Love a good murder mystery!


booklady You will certainly enjoy Lord Peter then! He's quite a character--got lotsa personality. I like that he's very much a gentleman and yet he's not so perfect of a sleuth that he doesn't make mistakes ... but of course they always come right in the end.


Homeschoolmama Great review! I'll have to check these out now!


booklady These are FUN mysteries, especially if you are anything of an Anglophile! ☺ And the film series of them, plus audio versions are also quite good.

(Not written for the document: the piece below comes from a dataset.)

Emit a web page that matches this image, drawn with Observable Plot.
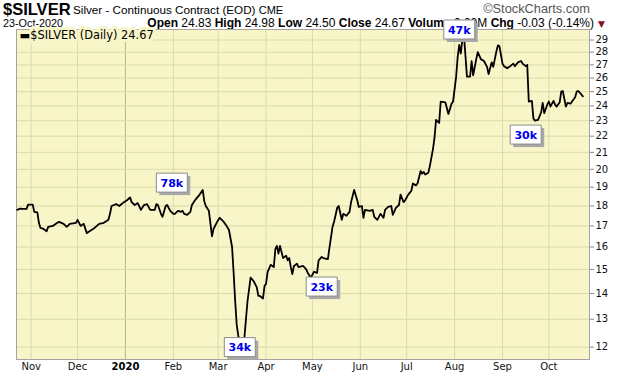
<!DOCTYPE html>
<html>
<head>
<meta charset="utf-8">
<script src="https://cdn.jsdelivr.net/npm/d3@7"></script>
<script src="https://cdn.jsdelivr.net/npm/@observablehq/plot@0.6"></script>
<style>
  body { margin: 0; background: #fff; }
  #wrap { position: relative; width: 620px; height: 376px; overflow: hidden; font-family: "Liberation Sans", Arial, sans-serif; color: #000; }
  #hdr { position: absolute; left: 0; top: 0; width: 620px; height: 30px; }
  .t { position: absolute; white-space: nowrap; line-height: 1; }
  #chart { position: absolute; left: 0; top: 0; }
</style>
</head>
<body>
<div id="wrap">
  <div id="hdr"></div>
  <div id="chart"></div>
</div>
<script>
// ---- header text ----
const symbolName = "$SILVER";
const symbolDesc = "Silver - Continuous Contract (EOD)";
const exchange = "CME";
const asOfDate = "23-Oct-2020";
const quoteLabels = ["Open", "High", "Low", "Close", "Volume", "Chg"];
const quoteValues = ["24.83", "24.98", "24.50", "24.67", "0.00M", "-0.03 (-0.14%)"];
const legendLabel = "$SILVER (Daily) 24.67";

// ---- price series (date, close) ----
const dates = [
  "2019-10-23","2019-10-25","2019-10-26","2019-10-29","2019-10-30",
  "2019-11-02","2019-11-03","2019-11-05","2019-11-06","2019-11-07","2019-11-09","2019-11-11","2019-11-12","2019-11-15","2019-11-17","2019-11-19","2019-11-22","2019-11-24","2019-11-26","2019-11-30",
  "2019-12-01","2019-12-03","2019-12-05","2019-12-07","2019-12-08","2019-12-12","2019-12-15","2019-12-18","2019-12-21","2019-12-22","2019-12-23","2019-12-26","2019-12-28","2019-12-31",
  "2020-01-02","2020-01-04","2020-01-05","2020-01-07","2020-01-09","2020-01-11","2020-01-13","2020-01-15","2020-01-17","2020-01-20","2020-01-21","2020-01-22","2020-01-24","2020-01-25","2020-01-27","2020-01-28","2020-01-30",
  "2020-02-01","2020-02-02","2020-02-04","2020-02-06","2020-02-07","2020-02-08","2020-02-10","2020-02-12","2020-02-13","2020-02-15","2020-02-16","2020-02-18","2020-02-20","2020-02-21","2020-02-22","2020-02-24","2020-02-26","2020-02-27","2020-02-29",
  "2020-03-02","2020-03-04","2020-03-06","2020-03-08","2020-03-10","2020-03-11","2020-03-12","2020-03-13","2020-03-14","2020-03-16","2020-03-17","2020-03-18","2020-03-20","2020-03-22","2020-03-24","2020-03-26","2020-03-27","2020-03-28","2020-03-30","2020-03-31",
  "2020-04-01","2020-04-02","2020-04-04","2020-04-06","2020-04-07","2020-04-08","2020-04-09","2020-04-10","2020-04-12","2020-04-14","2020-04-15","2020-04-16","2020-04-17","2020-04-18","2020-04-19","2020-04-21","2020-04-22","2020-04-25","2020-04-27","2020-04-28","2020-04-30",
  "2020-05-02","2020-05-04","2020-05-05","2020-05-07","2020-05-08","2020-05-11","2020-05-12","2020-05-14","2020-05-15","2020-05-17","2020-05-18","2020-05-20","2020-05-21","2020-05-23","2020-05-25","2020-05-26","2020-05-28","2020-05-30","2020-05-31",
  "2020-06-02","2020-06-03","2020-06-04","2020-06-07","2020-06-09","2020-06-10","2020-06-12","2020-06-14","2020-06-16","2020-06-17","2020-06-19","2020-06-21","2020-06-22","2020-06-24","2020-06-26","2020-06-27","2020-06-29","2020-06-30",
  "2020-07-02","2020-07-04","2020-07-05","2020-07-07","2020-07-08","2020-07-10","2020-07-11","2020-07-12","2020-07-13","2020-07-15","2020-07-16","2020-07-18","2020-07-19","2020-07-20","2020-07-22","2020-07-23","2020-07-26","2020-07-28","2020-07-30","2020-07-31",
  "2020-08-02","2020-08-03","2020-08-04","2020-08-05","2020-08-06","2020-08-07","2020-08-09","2020-08-11","2020-08-12","2020-08-13","2020-08-15","2020-08-16","2020-08-18","2020-08-20","2020-08-22","2020-08-23","2020-08-25","2020-08-26","2020-08-28","2020-08-29","2020-08-30",
  "2020-09-01","2020-09-02","2020-09-04","2020-09-06","2020-09-08","2020-09-09","2020-09-11","2020-09-13","2020-09-14","2020-09-16","2020-09-17","2020-09-18","2020-09-20","2020-09-21","2020-09-22","2020-09-24","2020-09-26","2020-09-27","2020-09-28","2020-09-30",
  "2020-10-01","2020-10-02","2020-10-04","2020-10-05","2020-10-06","2020-10-08","2020-10-09","2020-10-10","2020-10-12","2020-10-13","2020-10-15","2020-10-16","2020-10-18","2020-10-19","2020-10-20","2020-10-22","2020-10-23"
];
const prices = [
  17.80,17.87,17.85,17.85,18.07,
  18.07,17.70,17.67,17.15,16.90,16.85,16.74,16.95,17.00,17.10,17.20,17.10,16.95,17.10,17.15,
  17.30,17.00,17.10,16.65,16.70,16.90,17.10,17.15,17.30,17.60,18.00,18.10,18.00,18.20,
  18.30,18.45,18.20,18.05,18.15,17.80,18.05,18.10,17.80,17.80,18.10,18.05,17.60,17.45,18.00,18.05,17.75,
  17.60,17.60,17.75,17.70,17.75,17.60,17.55,17.70,18.05,18.30,18.40,18.60,18.85,18.25,18.00,17.75,16.50,16.85,17.15,
  17.40,17.25,17.05,16.80,16.00,14.86,13.70,12.80,12.40,11.90,11.95,12.35,13.70,14.65,14.50,14.25,13.90,13.90,13.80,14.30,
  14.40,14.90,15.20,15.10,15.90,16.05,15.70,16.05,15.50,15.60,15.40,15.50,15.10,14.80,15.15,15.25,15.10,15.15,15.00,14.85,14.65,
  14.90,14.85,15.40,15.55,15.50,15.45,15.96,16.95,17.20,17.90,18.00,17.30,17.60,17.50,17.70,18.20,18.85,18.30,17.95,
  18.00,17.40,17.80,17.75,17.80,17.45,17.30,17.60,17.40,17.80,17.95,18.00,17.55,17.90,18.05,18.60,18.20,18.30,
  18.60,18.80,19.20,19.10,19.20,19.90,19.75,19.85,19.70,19.80,20.20,21.20,21.90,23.05,22.85,24.30,24.25,23.45,24.15,24.30,
  26.10,27.65,28.60,27.90,29.00,29.50,26.10,26.10,27.30,26.20,27.45,28.00,27.45,27.30,26.85,26.30,27.20,26.85,28.05,28.55,28.50,
  27.10,26.90,26.75,26.90,27.10,26.90,27.20,27.30,27.10,26.90,27.00,24.30,24.35,23.15,23.00,23.05,23.55,24.20,23.50,24.10,
  24.30,23.95,24.35,24.10,23.95,24.25,25.00,25.05,23.95,24.20,24.15,24.30,24.60,25.00,25.05,24.80,24.67
];

// ---- volume annotations (box centre in date / price) ----
const annDates = ["2020-01-31", "2020-03-15", "2020-05-07", "2020-08-04", "2020-09-16"];
const annPrices = [19.25, 12.0, 14.28, 29.89, 22.1];
const annLabels = ["78k", "34k", "23k", "47k", "30k"];

// ---- axes ----
const xTickDates = ["2019-11-01","2019-12-01","2020-01-01","2020-02-01","2020-03-01","2020-04-01","2020-05-01","2020-06-01","2020-07-01","2020-08-01","2020-09-01","2020-10-01"];
const xTickLabels = ["Nov","Dec","2020","Feb","Mar","Apr","May","Jun","Jul","Aug","Sep","Oct"];
const yTicks = [12,13,14,15,16,17,18,19,20,21,22,23,24,25,26,27,28,29];
const xDomain = ["2019-10-22T12:00Z", "2020-10-27T07:00Z"];
const yDomain = [11.58, 29.89];

// ---- header ----
const hdr = document.getElementById("hdr");
function addT(html, style) {
  const d = document.createElement("div");
  d.className = "t";
  d.setAttribute("style", style);
  d.innerHTML = html;
  hdr.appendChild(d);
}
addT(symbolName, "left:3px;top:1px;font-size:16.5px;font-weight:bold;");
addT(symbolDesc + ' <span style="font-size:11px">' + exchange + '</span>', "left:73px;top:4px;font-size:11.7px;");
addT("©StockCharts.com", "right:30px;top:3px;font-size:12.8px;color:#555;");
addT(asOfDate, "left:3px;top:18px;font-size:10.8px;");
addT(quoteLabels.map((l, i) => "<b>" + l + "</b> " + quoteValues[i]).join(" "),
     "right:26px;top:17px;font-size:12px;");
addT("▼", "left:598px;top:19.5px;font-size:9px;color:#8b0a2a;font-family:'DejaVu Sans';");

// ---- chart ----
const bg = "#f8f6c9", grid = "#dadaab", grid2020 = "#b6b68a";
const rectSym = (w, h) => ({
  draw(c) {
    c.moveTo(-w / 2, -h / 2); c.lineTo(w / 2, -h / 2);
    c.lineTo(w / 2, h / 2); c.lineTo(-w / 2, h / 2); c.closePath();
  }
});
const data = dates.map((d, i) => ({date: new Date(d), price: prices[i]}));
const ann = annLabels.map((l, i) => ({date: new Date(annDates[i]), price: annPrices[i], label: l}));
const xt = xTickDates.map(d => new Date(d));
const labelOf = new Map(xt.map((d, i) => [+d, xTickLabels[i]]));
const xtYear = xt.filter(d => d.getUTCMonth() === 0);
const xtMonth = xt.filter(d => d.getUTCMonth() !== 0);

const chart = Plot.plot({
  width: 620,
  height: 376,
  marginTop: 29,
  marginBottom: 17,
  marginLeft: 16,
  marginRight: 31,
  style: {background: "transparent", fontFamily: "DejaVu Sans, sans-serif", fontSize: "10px", color: "#000"},
  x: {type: "utc", domain: xDomain.map(d => new Date(d)), label: null},
  y: {type: "log", domain: yDomain, label: null},
  marks: [
    Plot.frame({fill: bg, stroke: null}),
    Plot.gridX(xtMonth, {stroke: grid, strokeOpacity: 1}),
    Plot.gridX(xtYear, {stroke: grid2020, strokeOpacity: 1}),
    Plot.gridY(yTicks, {stroke: grid, strokeOpacity: 1}),
    Plot.frame({stroke: "#a4a4a4", fill: null}),
    Plot.text([legendLabel], {
      frameAnchor: "top-left", dx: 3, dy: 1, lineAnchor: "top", textAnchor: "start",
      text: d => "▬" + d, fill: "#000", stroke: bg, strokeWidth: 6, paintOrder: "stroke",
      fontSize: 11.4, fontFamily: "DejaVu Sans"
    }),
    Plot.lineY(data, {x: "date", y: "price", stroke: "#000", strokeWidth: 1.8, strokeLinejoin: "round"}),
    Plot.dot(ann, {x: "date", y: "price", symbol: rectSym(31, 19), dx: 3, dy: 3, fill: "#a8a8a8", stroke: null}),
    Plot.dot(ann, {x: "date", y: "price", symbol: rectSym(31, 19), fill: "#fff", stroke: "#8a8a8a", strokeWidth: 1}),
    Plot.text(ann, {x: "date", y: "price", text: "label", fill: "#0000ee", fontWeight: "bold",
      fontSize: 11, fontFamily: "DejaVu Sans", dy: 0.5}),
    Plot.axisY(yTicks, {anchor: "right", label: null, tickSize: 4, tickPadding: 2, tickFormat: d => String(d),
      fontSize: 10, fill: "#111", stroke: "#888", fontFamily: "DejaVu Sans"}),
    Plot.axisX(xtMonth, {anchor: "bottom", label: null, tickSize: 0, tickPadding: 3, tickFormat: d => labelOf.get(+d),
      fontSize: 10, fill: "#111", fontFamily: "DejaVu Sans"}),
    Plot.axisX(xtYear, {anchor: "bottom", label: null, tickSize: 0, tickPadding: 3, tickFormat: d => labelOf.get(+d),
      fontSize: 10, fill: "#000", fontWeight: "bold", fontFamily: "DejaVu Sans"})
  ]
});
document.getElementById("chart").appendChild(chart);
</script>
</body>
</html>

message 5: by sckenda (new) - added it

sckenda Booklady. I bought this book about a month ago. I have been wanting to read the Wimsey mysteries for a very long time, and it seemed sensible to start at the beginning, though Sayer's fans say that this is not the best in the series. Nonetheless they prevailed on me to start here. I also read and was influenced by The Lost Tools of Learning when I was formulating a philosophy and pedagogy for homeschooling.


message 6: by booklady (last edited Sep 25, 2013 05:12AM) (new) - rated it 4 stars

booklady It isn't the best, but if you keep that in mind as/when you read it and take it as an introduction to further enjoyment with reading and getting to know new friends (Lord Peter, Bunter and the whole Wimsey clan) your efforts will pay off in the long run.